Advances in DNA Sequencing Technologies for High Resolution HLA Typing
Recent advances in DNA sequencing technologies, so-called Next Generation Sequencing (NGS), have brought breakthroughs in deciphering the genetic information in all living species at a large scale and at an affordable level.
By introducing DNA barcode (index) sequences multiplexing samples from hundreds of individual became possible for genotyping certain genomic regions faster and cheaper with higher resolution.
Here we present Histogenetics’s experience and accomplishments in applying NGS for large-scale high resolution HLA typing. Histogenetics had established Sanger capillary technology in 2006 for large volume DNA-based sequencing typing and more than 3.8 million samples were typed with that technique. Histogenetics’ existing infrastructure helped us to transition to the NGS technologies without compromising accuracy, volume of typing and speed. In March 2013 Histogenetics introduced a Hybrid approach of Sanger + Illumina MiSeq DNA sequencing. A total 460,190 samples were typed with MiSeq+Sanger to validate MiSeq data during transition to NGS, shown in the table below.
High resolution typing was achieved using NGS MisSeq platform. Comparison of resolution level between NGS and Sanger sequencing techniques for registry donors are shown below.
After establishing the new platform, in October 2013 we introduced Illumina MiSeq as the first line method for high volume, high resolution HLA Typing. To date we have typed close to 5 million individuals using SBT. While we were pushing for higher volume typing, we were also exceling in quality and accuracy with the strict quality control and quality assurance policy established in Histogenetics‘ High throughput HLA typing process.
National Marrow Donor Program (NMDP) is one of the Histogenetics’ major clients, and has a strict quality control program where average 3% of blind QC samples are included in every batch of testing samples. The table below shows error free typing for NMDP registry donors.
Despite of these excellent results with Illumina MiSeq technology we have been exploring other single molecule sequencing technologies such as Pacific Bioscience’s RS II.
The MiSeq platform has accomplished higher resolution HLA typing results, faster and more cost effective and easier work flow compared to Sanger Sequencing and other NGS. However, it has some shortcomings such as shorter read length compared to Sanger and PacBio that could result in missing insertions, and inability in phasing the exons unless additional amplicons are introduced. In addition MiSeq has a long run time and produces sequencing artifact in certain amplicons. Also, depending on a single technology and company can be a risk when quality of reagents fails or becomes substandard.

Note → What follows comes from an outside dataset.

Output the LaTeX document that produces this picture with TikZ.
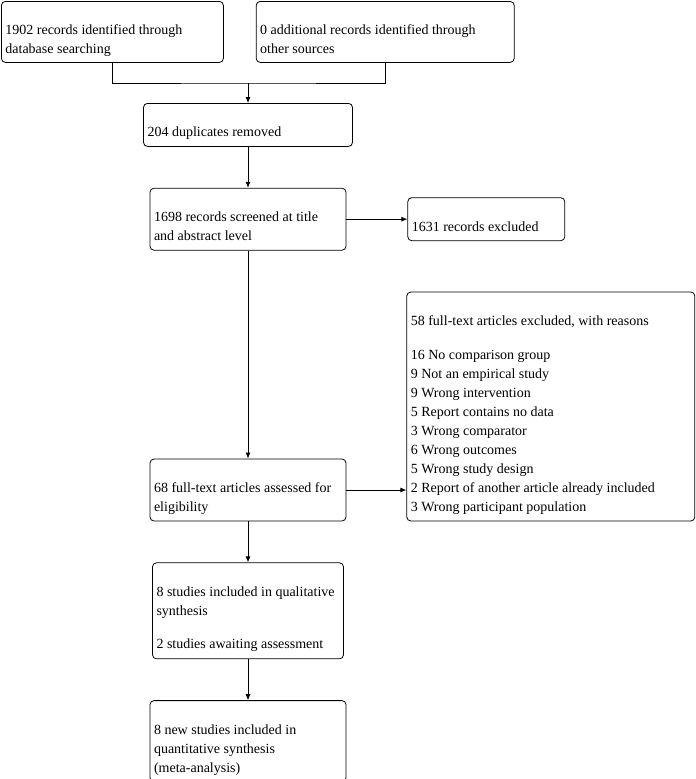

The PacBio platform has the following advantages to the MiSeq platform: Long read lengths with excellent phasing of the Exons and Introns and short run times. It also provides us with an excellent alternative technology. Disadvantages of PacBio compared to MiSeq are a limitation in the barcoding (multiplexing) and longer sample preparation time.
Since October 2014, we have been routinely using PacBio for class I typing for resolving exon shuffling ambiguities and the new alleles. We have performed more than 5000 HLA-ABC on the PacBio platform, sequencing 1 kb amplicon that include ARS region (exon 2 and exon 3). We are incrementally extending the coverage length, and now for special projects we can routinely type the full gene length -3.5 kb which includes 8 exons and seven introns. Typing full length Class II genes are more challenging due to the lengths. They are approximately 18 kb or longer. But typing 5 kb fragments that include exon 2 and the rest of the downstream exons to the 3’ translated regions are underway.

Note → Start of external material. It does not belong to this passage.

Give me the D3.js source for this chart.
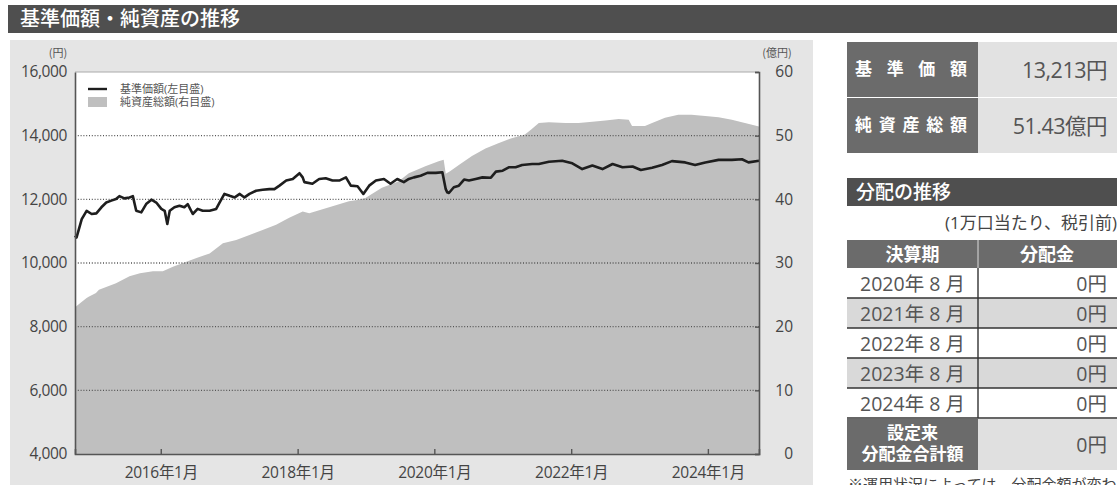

Another very important issue with NGS is the interpretation, presentation and visualization of the data. The focus should be matching patients and potential donors for those regions defining Antigen Recognition Sites (ARS) unambiguously while noting the similarities and variations in other regions of the gene.
Below is an example of presentation for sequence matching at ARS between patient and potential donors.
The above figure is a schematic presentation of HLA typing report that compares patient and potential donors focusing on ARS regions.
Recent progress in sequencing technologies and laboratory processes together with advanced informatics enable us to have a clearer representation of MHC and other Immune response genes. This will in turn help us to understand the puzzles of complex genetic systems that can serve the base for health and disease.